En tout état de cause, malgré les outils de plus en plus puissants, l’intervention humaine du veilleur / analyste sera toujours nécessaire pour croiser les données obtenues à partir de l’information blanche (analyse sémantique des liens hypertextes indexés sur le Web) et repérer en temps réel les signaux faibles pour élaborer des analyses prédictives pouvant servir de bases à des simulations, évaluations et des décisions.

Mais il faut alors aussi bien faire attention aux signaux faussés par le bruit émis notamment par les « digital natives » qui tendent maintenant à investir la twittosphère alors qu’ils ne représentent encore qu’une part infime de la réalité vraie… On ne le répétera en fait jamais assez, une expertise humaine sera toujours indispensable pour évaluer la bonne qualité des données (en particulier, au regard de leur fraîcheur et de leur traçabilité), rédiger des requêtes adaptées et traiter de manière appropriée les résultats obtenus.

Enfin, comment ne pas évoquer aujourd’hui l’écueil pour ce veilleur isolé, de la captation / réintermédiation par le GAFATIM (Google, Apple[2], Facebook, Amazon + Twitter, IBM, Microsoft) des données massives et algorithmées que l’on veut traiter / analyser… ?

Aussi, et au-delà même du GAFATIM, que penser maintenant de la capitalisation de données sur le Cloud (avec le rôle des Data centers pour l’hébergement de données…) et de leur très grande instantanéité (avec les relations de serveur à serveur…) ainsi que leur multiplication exponentielle avec le développement de l’Internet des objets (avec le développement de SIGFOX, par exemple… pour de nouveaux besoins).

Denis DESCHAMPS

Diplômé de Sciences-Po Paris (1989), Denis Deschamps dirige depuis 2006 l’ARIST Paris Ile-de-France (Agence régionale d’information stratégique et technologique) et est par ailleurs responsable du département innovation et intelligence économique de la CCI Paris Ile-de-France.
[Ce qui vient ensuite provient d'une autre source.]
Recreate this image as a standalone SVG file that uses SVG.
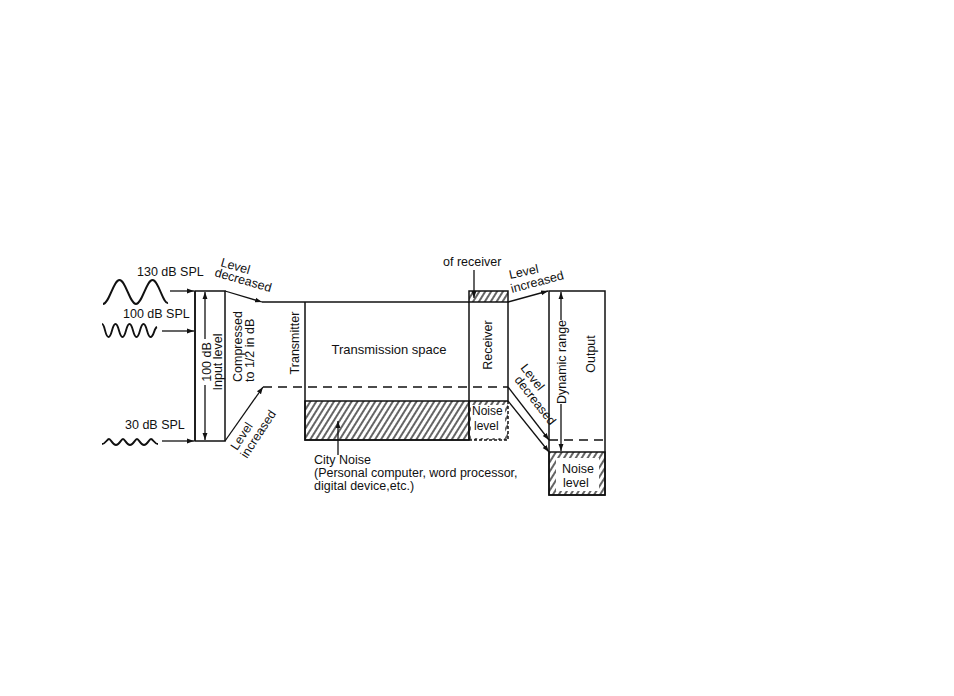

Entre 2000 et 2006, il a été Secrétaire général du CROCIS (Centre régional d’observation du commerce, de l’industrie et des services), puis responsable du pôle études régionales, information stratégique et technologique de la CCIP.


[1] Le caractère licite / légal de cette veille « pirate » est d’ailleurs mis en cause par des medias en ligne à l’encontre des logiciels de veille et des agrégateurs de contenus.

[2] Fin 2014, avec une capitalisation boursière de 700 Milliards de dollars, Apple conforte sa première place mondiale devant Exxon et Google.